Fast-forward to the opening film for the 35th Durban International Film Festival. Hard to Get is a violent Tarantinoesque film set in Jozi. It stars two young actors with a bright future ahead of them – Pallance Dladla and Thishiwe Ziqubu. Their characters embark on a destructive path with an interesting ending.
What is so striking about the film is Ziqubu’s role. She has none of those nurturing feminine traits directors associate with females. She is treacherous, sexually manipulative and uncompromising.
But it is her physicality that sets her apart from previous South African female roles. She gets smacked about by three different male characters yet she is wily enough to fight back and beat them physically and still end up smiling on the other side. Never before have we seen a South African female character with this much grace, violence and sexuality – and an amoral character that verges on being a sociopath.
In this way the film veers away from South African clichés.
It should lead the South African film industry into an era which attracts the cyberkids of today away from their tablets and smartphones and into the cinema.
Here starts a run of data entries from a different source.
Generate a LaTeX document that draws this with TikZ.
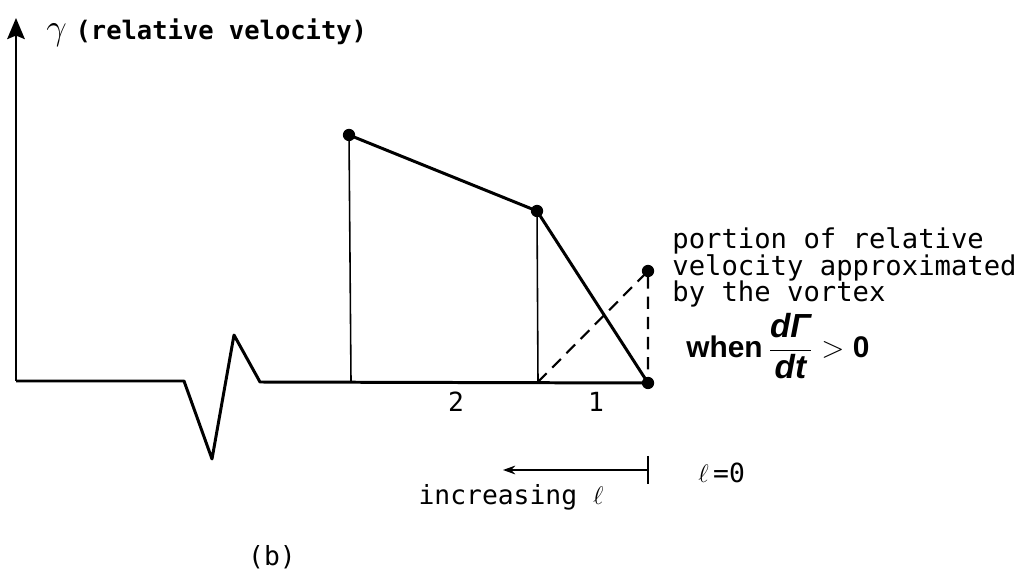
\documentclass[tikz,border=0pt]{standalone}
\usepackage{fontspec}
\setmainfont{DejaVu Sans Mono}
\newfontfamily\labelsans{Liberation Sans}
\usepackage{tikz}
\usetikzlibrary{calc, positioning, arrows.meta}

\tikzset{
  curve/.style={line width=1.7pt, line join=round},
  riser/.style={line width=0.9pt},
  guide/.style={line width=1.2pt, dash pattern=on 7pt off 4.5pt},
  knot/.style={circle, fill, inner sep=0pt, minimum size=7pt},
  typed/.style={font=\fontsize{15}{18}\selectfont, inner sep=0pt},
}

\begin{document}
\begin{tikzpicture}[>=Stealth, x=0.02cm, y=-0.02cm]
  \useasboundingbox (0,0) rectangle (1027,573);

  % axis and base line
  \coordinate (o) at (16,381);
  \coordinate (top) at (16,18);
  \coordinate (wA) at (184,381);
  \coordinate (wB) at (212,459);
  \coordinate (wC) at (234,335);
  \coordinate (wD) at (260,382);
  \coordinate (end) at (648,383);

  \draw[line width=1.3pt, -{Stealth[length=12pt, width=10pt, inset=2pt]}] (o) -- (top);
  \draw[curve] (o) -- (wA) -- (wB) -- (wC) -- (wD) -- (end);

  % vortex points
  \node[knot] (p1) at (349,135) {};
  \node[knot] (p2) at (537,211) {};
  \node[knot] (p3) at (648,383) {};
  \node[knot] (q) at (648,271) {};
  \coordinate (f1) at (351,381);
  \coordinate (f2) at (538,382);

  \draw[riser] (p1.center) -- (f1);
  \draw[riser] (p2.center) -- (f2);
  \draw[curve] (p1.center) -- (p2.center) -- (p3.center);

  % portion approximated by the vortex
  \draw[guide] (f2) -- (q.center) -- (p3.center);

  \node[typed] (n2) at (456,402) {2};
  \node[typed] (n1) at (596,402) {1};

  % l = 0 marker
  \coordinate (tk) at (648,470);
  \draw[line width=1pt] (648,456) -- (648,484);
  \coordinate (tail) at (503,470);
  \draw[line width=1pt, -{Stealth[length=7pt, width=5pt]}] (tk) -- (tail);
  \node[typed, anchor=west] (zero) at (698,473) {$\ell$\,=0};
  \node[typed] (incr) at (511,497) {increasing $\ell$};

  % labels
  \node[typed, anchor=base west, font=\fontsize{14.5}{18}\selectfont\bfseries] (ylab) at (46,40)
    {{\fontsize{20}{20}\selectfont$\gamma$}\hspace{5pt}(relative velocity)};
  \node[typed, anchor=base west, align=left, font=\fontsize{15.5}{15.2}\selectfont]
    (note) at (672,302)
    {portion of relative\\velocity approximated\\by the vortex};
  \node[anchor=base west, inner sep=0pt, font=\labelsans\bfseries\fontsize{17}{20}\selectfont]
    (when) at (686,358)
    {when\hspace{3pt}$\displaystyle\frac{\textit{\fontsize{19}{20}\selectfont dΓ}}{\textit{\fontsize{19}{20}\selectfont dt}}\;{>}\;\mbox{0}$};
  \node[typed] (tag) at (272,557) {(b)};
\end{tikzpicture}
\end{document}
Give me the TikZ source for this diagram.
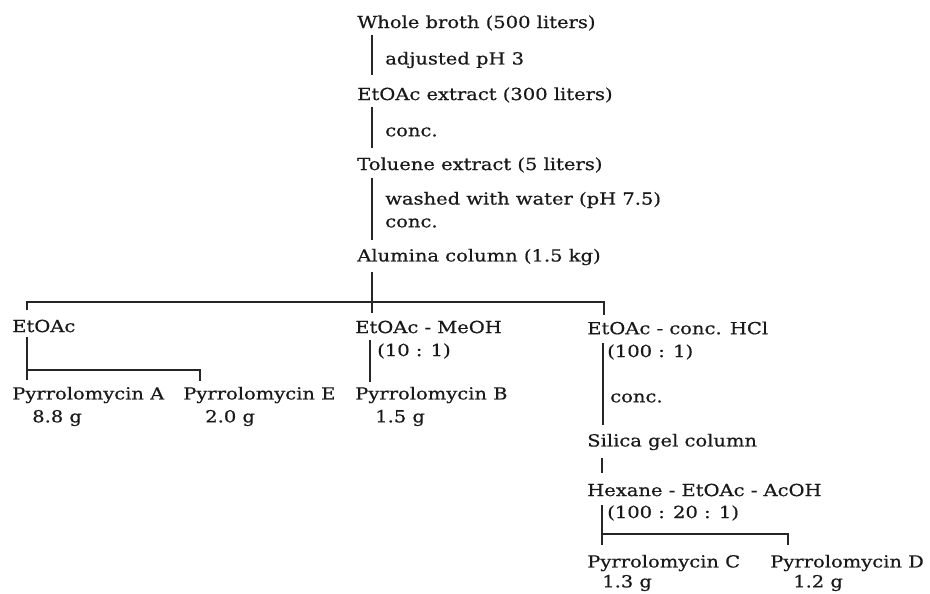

Hopefully, they will discover the joys of sitting in a dark, plush room with a huge screen and larger-than-life characters coming at ya.
The cinema is one of the greatest inventions and it is a way for us not only to discover the joys and sadness of life, but also to learn about and express who we are as a cultural species.
And that is what I believe was Ros Sarkin’s ultimate vision when, 35 years ago, she decided to venture forth into the little-known territory of a thing called the Durban International Film Festival.